Japanese authorities lifted the tsunami warnings at 9:45AM local time, around four hours after the shaking started. Prefectures along the country’s Pacific coast had been given tsunami advisory indicators, but a stronger tsunami warning was issued to Fukushima prefecture — one of the regions devastated by the magnitude 9.0 quake and subsequent tsunami that caused the disaster at the Fukushima Daiichi nuclear power plant in 2011.

Even small tsunamis can generate dangerous currents

Earthquakes that occur underwater can cause tsunamis by deforming the sea floor faster than water can move out of the way. That massive, sudden displacement generates waves. In this case, it took about half an hour for the waves to reach the shoreline. A three-foot tsunami hit the coast of Soma, 185 miles up the coast from Tokyo, a little more than an hour after the temblor, and another 4.6-foot tsunami washed ashore at Sendai, another 40 miles north, an hour later. This was the largest tsunami in that region since the 30-foot tsunami of 2011, according to the Japan Times.

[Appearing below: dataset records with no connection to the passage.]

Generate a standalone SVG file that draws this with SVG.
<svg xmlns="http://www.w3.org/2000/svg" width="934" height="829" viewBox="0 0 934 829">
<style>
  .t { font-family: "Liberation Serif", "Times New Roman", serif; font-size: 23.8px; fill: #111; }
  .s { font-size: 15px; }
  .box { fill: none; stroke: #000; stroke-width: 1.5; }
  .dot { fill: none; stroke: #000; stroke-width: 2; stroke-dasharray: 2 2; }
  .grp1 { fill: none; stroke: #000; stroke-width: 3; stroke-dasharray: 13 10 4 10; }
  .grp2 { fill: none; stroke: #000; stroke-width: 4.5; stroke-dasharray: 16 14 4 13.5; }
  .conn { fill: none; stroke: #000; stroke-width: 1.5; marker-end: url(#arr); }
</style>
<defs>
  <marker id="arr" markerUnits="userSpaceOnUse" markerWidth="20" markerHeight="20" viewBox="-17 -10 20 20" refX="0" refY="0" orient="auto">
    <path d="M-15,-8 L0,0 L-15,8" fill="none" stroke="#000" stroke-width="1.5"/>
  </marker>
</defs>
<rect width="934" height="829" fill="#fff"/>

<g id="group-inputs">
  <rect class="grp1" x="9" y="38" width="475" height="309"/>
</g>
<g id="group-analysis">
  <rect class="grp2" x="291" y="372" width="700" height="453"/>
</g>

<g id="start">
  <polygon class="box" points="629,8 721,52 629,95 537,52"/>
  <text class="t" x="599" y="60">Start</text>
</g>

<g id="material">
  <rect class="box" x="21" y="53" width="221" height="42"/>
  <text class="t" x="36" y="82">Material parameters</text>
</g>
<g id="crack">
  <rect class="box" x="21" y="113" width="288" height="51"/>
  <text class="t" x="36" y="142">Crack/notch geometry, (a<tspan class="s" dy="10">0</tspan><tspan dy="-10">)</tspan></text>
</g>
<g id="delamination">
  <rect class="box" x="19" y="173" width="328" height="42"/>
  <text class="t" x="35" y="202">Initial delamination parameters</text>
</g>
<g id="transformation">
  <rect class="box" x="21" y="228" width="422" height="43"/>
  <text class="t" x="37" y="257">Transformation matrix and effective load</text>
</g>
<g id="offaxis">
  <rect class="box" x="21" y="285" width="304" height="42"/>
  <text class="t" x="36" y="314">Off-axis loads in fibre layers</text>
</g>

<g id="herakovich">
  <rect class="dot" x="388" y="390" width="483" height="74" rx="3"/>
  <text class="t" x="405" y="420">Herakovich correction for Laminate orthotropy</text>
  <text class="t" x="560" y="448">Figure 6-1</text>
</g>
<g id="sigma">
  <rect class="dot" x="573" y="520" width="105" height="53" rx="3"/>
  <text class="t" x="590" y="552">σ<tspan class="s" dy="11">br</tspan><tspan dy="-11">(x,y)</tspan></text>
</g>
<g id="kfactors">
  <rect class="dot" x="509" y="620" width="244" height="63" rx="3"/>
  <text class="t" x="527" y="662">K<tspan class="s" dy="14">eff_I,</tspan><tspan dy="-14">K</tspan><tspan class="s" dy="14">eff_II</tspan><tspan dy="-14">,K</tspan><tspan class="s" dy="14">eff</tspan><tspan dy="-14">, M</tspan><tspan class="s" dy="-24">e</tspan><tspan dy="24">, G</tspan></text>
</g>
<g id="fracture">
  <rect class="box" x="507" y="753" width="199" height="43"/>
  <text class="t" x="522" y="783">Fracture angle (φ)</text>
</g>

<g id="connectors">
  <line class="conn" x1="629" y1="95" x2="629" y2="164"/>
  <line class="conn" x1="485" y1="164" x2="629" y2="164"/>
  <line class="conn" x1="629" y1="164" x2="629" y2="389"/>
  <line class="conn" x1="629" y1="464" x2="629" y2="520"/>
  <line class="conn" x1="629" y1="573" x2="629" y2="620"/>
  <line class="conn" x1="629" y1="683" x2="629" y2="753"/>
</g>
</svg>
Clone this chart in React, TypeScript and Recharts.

As of 7:39AM local time, there were 150 people at 5 evacuation centers, the Japan Times says. Five minor injuries have been reported. The cooling equipment for a reactor at the No. 2 power plant at Fukushima, Fukushima Daini stopped working, but resumed functioning at 7:47AM local time, according to the paper. (Fukushima Daini is not the plant that caused a nuclear disaster after being damaged by the 2011 quake and tsunami. That’s Fukushima Daiichi, a nuclear power plant a little more than 6 miles to the north of Daini).